Using the records provided below, locate and copy each line that contains the word "this".

EXERCISE DATA -
▬▬▬▬▬▬
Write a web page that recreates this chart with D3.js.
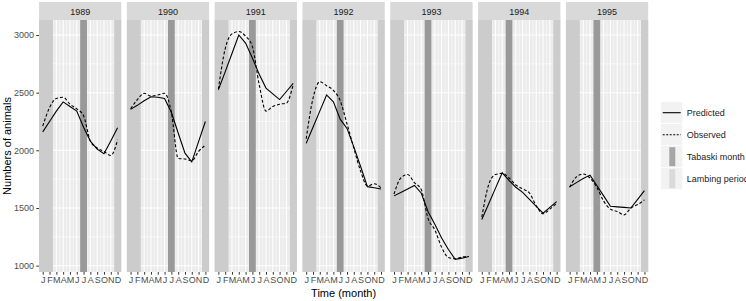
▬▬▬▬▬▬
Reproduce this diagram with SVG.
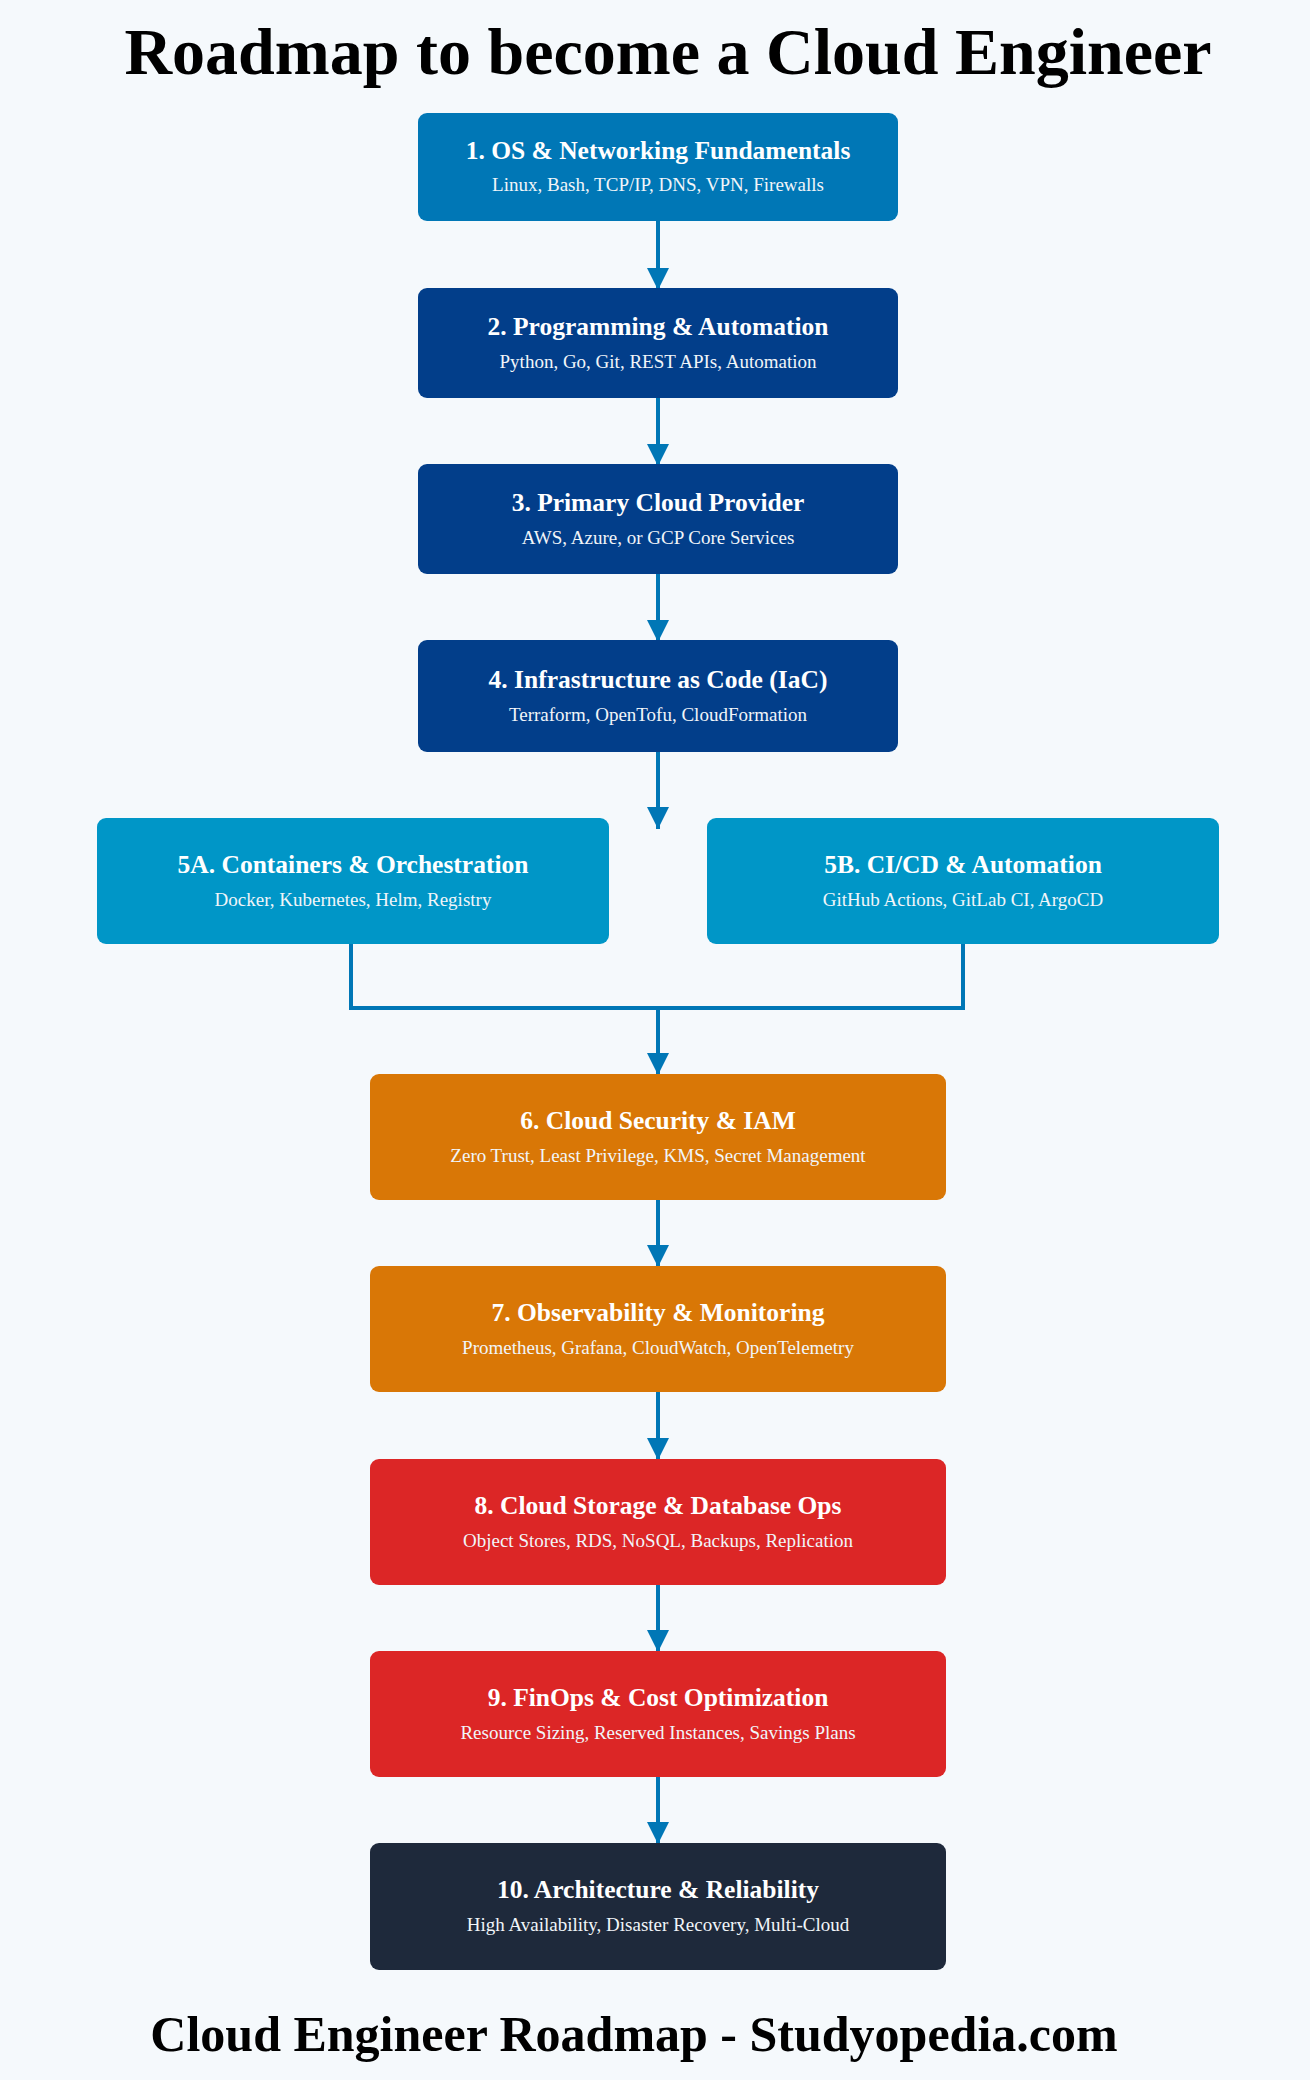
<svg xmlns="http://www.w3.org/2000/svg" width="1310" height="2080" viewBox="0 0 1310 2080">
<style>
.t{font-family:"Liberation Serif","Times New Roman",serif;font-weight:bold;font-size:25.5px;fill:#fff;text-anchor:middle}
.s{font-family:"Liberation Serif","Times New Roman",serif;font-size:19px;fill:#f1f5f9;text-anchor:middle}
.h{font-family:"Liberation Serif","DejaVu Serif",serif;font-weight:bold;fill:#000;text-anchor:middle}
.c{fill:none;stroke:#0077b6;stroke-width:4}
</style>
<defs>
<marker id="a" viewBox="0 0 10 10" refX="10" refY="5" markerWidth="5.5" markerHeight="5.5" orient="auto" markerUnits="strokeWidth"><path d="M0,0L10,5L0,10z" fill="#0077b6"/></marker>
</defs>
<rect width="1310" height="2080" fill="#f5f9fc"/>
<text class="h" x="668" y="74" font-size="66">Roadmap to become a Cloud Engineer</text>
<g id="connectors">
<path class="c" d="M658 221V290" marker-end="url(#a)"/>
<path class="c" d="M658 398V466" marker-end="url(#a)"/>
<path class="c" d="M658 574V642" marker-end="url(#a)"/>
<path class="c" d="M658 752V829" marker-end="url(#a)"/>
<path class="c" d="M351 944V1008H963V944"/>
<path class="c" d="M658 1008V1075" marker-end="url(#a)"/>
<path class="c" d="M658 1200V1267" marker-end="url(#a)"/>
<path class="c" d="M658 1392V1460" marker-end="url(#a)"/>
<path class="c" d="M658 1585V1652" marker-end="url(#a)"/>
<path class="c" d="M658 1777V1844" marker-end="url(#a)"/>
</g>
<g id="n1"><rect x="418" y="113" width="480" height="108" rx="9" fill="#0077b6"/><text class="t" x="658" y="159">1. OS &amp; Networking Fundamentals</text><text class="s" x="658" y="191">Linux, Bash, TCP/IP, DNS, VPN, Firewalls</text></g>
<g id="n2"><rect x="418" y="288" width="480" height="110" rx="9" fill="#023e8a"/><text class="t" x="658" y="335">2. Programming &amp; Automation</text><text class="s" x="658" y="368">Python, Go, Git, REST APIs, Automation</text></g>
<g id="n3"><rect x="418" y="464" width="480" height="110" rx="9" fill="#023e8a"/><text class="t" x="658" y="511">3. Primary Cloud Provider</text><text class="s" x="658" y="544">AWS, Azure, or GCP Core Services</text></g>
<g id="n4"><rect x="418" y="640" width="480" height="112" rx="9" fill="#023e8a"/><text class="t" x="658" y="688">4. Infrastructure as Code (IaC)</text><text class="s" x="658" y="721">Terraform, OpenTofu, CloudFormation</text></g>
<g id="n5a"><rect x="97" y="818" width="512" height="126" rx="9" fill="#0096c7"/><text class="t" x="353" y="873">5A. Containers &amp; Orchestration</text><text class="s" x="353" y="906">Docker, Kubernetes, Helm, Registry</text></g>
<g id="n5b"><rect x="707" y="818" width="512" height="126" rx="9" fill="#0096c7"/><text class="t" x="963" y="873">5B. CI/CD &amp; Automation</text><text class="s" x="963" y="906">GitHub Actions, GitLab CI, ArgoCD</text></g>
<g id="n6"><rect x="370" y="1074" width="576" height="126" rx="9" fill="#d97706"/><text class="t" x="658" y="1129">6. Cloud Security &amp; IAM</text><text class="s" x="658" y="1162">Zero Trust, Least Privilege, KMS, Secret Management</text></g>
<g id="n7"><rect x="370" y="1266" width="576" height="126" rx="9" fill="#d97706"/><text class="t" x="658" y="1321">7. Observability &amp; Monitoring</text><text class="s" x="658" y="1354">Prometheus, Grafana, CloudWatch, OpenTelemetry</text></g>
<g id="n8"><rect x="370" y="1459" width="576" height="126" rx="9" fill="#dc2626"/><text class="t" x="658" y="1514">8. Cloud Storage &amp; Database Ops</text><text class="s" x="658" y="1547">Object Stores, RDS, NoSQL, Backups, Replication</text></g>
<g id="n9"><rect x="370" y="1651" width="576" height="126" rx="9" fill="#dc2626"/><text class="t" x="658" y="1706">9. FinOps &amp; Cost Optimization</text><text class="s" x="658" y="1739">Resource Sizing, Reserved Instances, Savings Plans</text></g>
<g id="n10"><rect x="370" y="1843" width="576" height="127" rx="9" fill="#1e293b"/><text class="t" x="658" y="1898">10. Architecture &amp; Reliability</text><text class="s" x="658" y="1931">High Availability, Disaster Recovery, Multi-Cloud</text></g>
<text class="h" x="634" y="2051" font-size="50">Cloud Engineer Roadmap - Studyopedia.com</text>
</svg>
▬▬▬▬▬▬
RESULT OF THE TASK -
Write a web page that recreates this chart with D3.js.
Reproduce this diagram with SVG.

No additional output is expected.